In more recent years, when considering leaving the state for good, I have thought of New Jersey and its negatives as being like a rather unhealthily lumpy bed: you need to get into something else lest it do you harm after a while, but you’re too used to it to think of living anywhere else.

New Jersey may seem a hard place to appreciate in the sense that one’s home “province” is an evocative environment that can appeal to a broad array of outsiders, insofar as it can mean a lot in terms of the world of culture and values that we carry around with us no matter where we live after we leave our hometown or home state. If we’re from England or Greece, or Chile, we carry some of the culture in which we grew up as well as some of the long colorful histories of those places, wherever we live later.
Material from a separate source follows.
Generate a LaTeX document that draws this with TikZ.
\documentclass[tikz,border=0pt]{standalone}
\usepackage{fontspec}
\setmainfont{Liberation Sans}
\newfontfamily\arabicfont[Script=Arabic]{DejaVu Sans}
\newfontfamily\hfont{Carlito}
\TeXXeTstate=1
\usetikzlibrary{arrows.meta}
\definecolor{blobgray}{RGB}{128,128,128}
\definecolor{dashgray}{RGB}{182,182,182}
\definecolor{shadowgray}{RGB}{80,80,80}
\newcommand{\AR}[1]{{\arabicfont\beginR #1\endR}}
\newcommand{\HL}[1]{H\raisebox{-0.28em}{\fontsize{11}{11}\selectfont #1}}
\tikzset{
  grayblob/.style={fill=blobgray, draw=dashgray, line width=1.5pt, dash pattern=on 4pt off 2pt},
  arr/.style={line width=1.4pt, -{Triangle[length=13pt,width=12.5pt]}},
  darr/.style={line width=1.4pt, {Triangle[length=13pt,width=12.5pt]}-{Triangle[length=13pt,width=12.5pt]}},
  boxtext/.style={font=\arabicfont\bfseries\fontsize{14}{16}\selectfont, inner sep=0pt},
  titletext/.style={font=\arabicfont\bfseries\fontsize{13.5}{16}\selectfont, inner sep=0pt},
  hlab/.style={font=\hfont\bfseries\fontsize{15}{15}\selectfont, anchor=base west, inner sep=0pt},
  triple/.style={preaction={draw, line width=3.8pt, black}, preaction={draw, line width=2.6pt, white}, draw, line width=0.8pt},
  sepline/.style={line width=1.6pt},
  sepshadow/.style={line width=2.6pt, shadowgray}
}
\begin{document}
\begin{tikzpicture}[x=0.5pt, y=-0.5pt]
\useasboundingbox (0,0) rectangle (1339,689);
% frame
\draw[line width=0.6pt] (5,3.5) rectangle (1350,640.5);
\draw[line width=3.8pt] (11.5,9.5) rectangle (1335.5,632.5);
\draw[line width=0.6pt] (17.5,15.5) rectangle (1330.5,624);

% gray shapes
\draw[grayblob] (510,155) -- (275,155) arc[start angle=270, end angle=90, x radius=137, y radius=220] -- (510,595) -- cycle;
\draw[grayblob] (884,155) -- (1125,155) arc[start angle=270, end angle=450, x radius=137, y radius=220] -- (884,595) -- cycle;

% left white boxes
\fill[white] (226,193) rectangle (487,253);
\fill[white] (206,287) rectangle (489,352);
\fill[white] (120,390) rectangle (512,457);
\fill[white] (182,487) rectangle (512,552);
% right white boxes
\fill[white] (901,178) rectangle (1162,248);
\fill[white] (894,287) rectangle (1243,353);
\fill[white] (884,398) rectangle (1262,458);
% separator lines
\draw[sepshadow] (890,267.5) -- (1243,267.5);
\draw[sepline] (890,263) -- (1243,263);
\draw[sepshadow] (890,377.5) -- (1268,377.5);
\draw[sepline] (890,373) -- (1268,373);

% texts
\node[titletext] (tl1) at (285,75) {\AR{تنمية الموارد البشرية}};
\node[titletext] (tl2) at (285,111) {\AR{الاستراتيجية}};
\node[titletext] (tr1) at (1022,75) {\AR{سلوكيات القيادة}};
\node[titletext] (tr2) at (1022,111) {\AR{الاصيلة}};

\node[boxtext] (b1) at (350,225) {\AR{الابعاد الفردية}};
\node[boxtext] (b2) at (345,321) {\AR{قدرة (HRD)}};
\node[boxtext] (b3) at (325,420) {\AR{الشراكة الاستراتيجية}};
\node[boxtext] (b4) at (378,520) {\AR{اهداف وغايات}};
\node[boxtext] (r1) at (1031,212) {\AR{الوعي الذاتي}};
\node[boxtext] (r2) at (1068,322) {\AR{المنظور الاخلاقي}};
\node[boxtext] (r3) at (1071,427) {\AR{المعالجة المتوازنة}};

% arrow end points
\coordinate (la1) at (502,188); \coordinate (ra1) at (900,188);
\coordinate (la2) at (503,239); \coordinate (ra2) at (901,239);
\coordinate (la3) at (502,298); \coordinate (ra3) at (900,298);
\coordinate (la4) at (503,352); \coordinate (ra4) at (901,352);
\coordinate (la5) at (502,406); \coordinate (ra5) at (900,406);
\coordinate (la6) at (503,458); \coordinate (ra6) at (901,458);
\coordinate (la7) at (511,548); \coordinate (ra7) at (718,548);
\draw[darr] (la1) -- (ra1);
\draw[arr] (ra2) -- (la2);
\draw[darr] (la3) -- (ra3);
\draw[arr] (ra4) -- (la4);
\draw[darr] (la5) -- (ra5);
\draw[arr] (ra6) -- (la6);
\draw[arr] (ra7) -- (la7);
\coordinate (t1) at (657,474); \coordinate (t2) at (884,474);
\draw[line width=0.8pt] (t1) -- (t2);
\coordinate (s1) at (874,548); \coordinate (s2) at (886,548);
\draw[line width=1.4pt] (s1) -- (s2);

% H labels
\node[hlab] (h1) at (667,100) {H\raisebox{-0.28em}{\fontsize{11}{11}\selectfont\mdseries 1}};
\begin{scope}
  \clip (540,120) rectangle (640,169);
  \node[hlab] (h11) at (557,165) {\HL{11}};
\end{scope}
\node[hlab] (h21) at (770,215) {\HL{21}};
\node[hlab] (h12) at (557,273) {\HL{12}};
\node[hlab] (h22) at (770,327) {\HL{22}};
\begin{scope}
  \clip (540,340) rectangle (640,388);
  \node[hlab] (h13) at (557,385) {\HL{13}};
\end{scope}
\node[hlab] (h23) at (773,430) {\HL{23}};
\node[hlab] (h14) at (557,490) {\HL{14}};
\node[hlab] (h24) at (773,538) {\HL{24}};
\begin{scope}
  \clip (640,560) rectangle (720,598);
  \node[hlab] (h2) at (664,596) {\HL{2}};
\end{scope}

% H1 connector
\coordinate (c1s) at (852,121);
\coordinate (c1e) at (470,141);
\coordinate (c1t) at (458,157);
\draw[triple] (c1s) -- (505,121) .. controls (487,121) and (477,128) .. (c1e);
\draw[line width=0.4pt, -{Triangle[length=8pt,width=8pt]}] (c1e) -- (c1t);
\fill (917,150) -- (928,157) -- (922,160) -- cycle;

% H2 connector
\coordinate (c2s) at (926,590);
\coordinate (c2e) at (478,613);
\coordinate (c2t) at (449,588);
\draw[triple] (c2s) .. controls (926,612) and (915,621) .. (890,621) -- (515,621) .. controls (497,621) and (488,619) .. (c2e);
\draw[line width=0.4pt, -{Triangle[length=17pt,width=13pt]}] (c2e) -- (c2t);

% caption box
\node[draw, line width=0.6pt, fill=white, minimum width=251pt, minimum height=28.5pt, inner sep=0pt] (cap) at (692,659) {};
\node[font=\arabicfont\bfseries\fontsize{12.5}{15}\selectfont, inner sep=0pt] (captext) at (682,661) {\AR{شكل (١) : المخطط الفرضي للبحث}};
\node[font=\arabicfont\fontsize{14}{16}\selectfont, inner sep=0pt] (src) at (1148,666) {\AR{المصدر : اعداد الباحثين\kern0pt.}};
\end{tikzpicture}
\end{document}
And whatever the New Jersey environment with its “immanent” culture and values is, how do we depict it in art?

A film limns a novel association of strangers

The Station Agent is a quietly realistic and comic film released in 2003, made in 2002-03, written and directed by Tom McCarthy, previously (and still?) an actor, whose parents (as far as I know) live in Union County, N.J. The film’s locations are towns mostly in Morris County and nearby locations—picturesque locations that suggest a rural area with remnants of old-time railroad business. The main focal setting is an old train depot that, per the movie’s obviously fictional story, is inherited, and moved into, by a young man named Finbar McBride, played by Peter Dinklage, an actor with (today) various films on his resume and who is originally from Mendham, in Morris County.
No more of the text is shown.